Las Vegas Sun

March 29, 2024

April 1 target for opening Horseshoe

If Harrah's Entertainment executives get their way, the sale of Binion's Horseshoe will take place Thursday and they'll begin next week interviewing workers from the 52-year-old property who want to return to work.

Wednesday's special regulatory meetings of the Gaming Control Board and the Nevada Gaming Commission are expected to allow the sale of the landmark hotel-casino, an approval that Harrah's expects would allow the casino to reopen by April 1.

An estimated 900 people were employed at the property when it closed in January.

"Assuming we get Gaming Control Board and Nevada Gaming Commission approval and permission to close on the deal on Thursday, we'll begin interviewing Horseshoe employees on March 9," Harrah's spokesman Gary Thompson said Monday.

The Horseshoe's conga line of creditors won't have long to wait either, he said.

"We'll begin to cut checks to creditors on Thursday as well," Thompson said, providing the deal is approved by regulators.

The proposed transaction would have West Virginia-based racetrack operator MTR Gaming Group acquire the property in a complicated three-way deal with Harrah's and current owner Becky Binion Behnen, who was unable or unwilling to replenish the casino's bankroll after U.S. marshals entered the property Jan. 9 and seized an estimated $1 million for the Culinary Union's health and pension funds.
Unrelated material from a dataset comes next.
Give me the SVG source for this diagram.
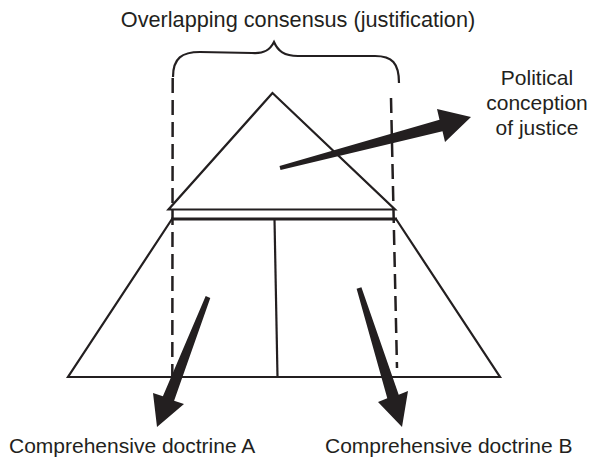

Harrah's would acquire Behnen's intellectual property rights to the Horseshoe brand name in Nevada as well as to the World Series of Poker, and would manage the property for MTR for at least one year, with two additional one-year options.

MTR would pay an estimated $20 million for the casino-hotel, which would eventually lose the Horseshoe name and be called, simply, "Binion's."

Behnen would lose the hotel-casino and its intellectual property, but would probably collect a couple million dollars above and beyond the almost $50 million in Horseshoe debts Harrah's and MTR have agreed to pay in full.

Ongoing negotiations with the seven landlords who own the land underneath the hotel-casino and its parking garages are not expected to scuttle the deal.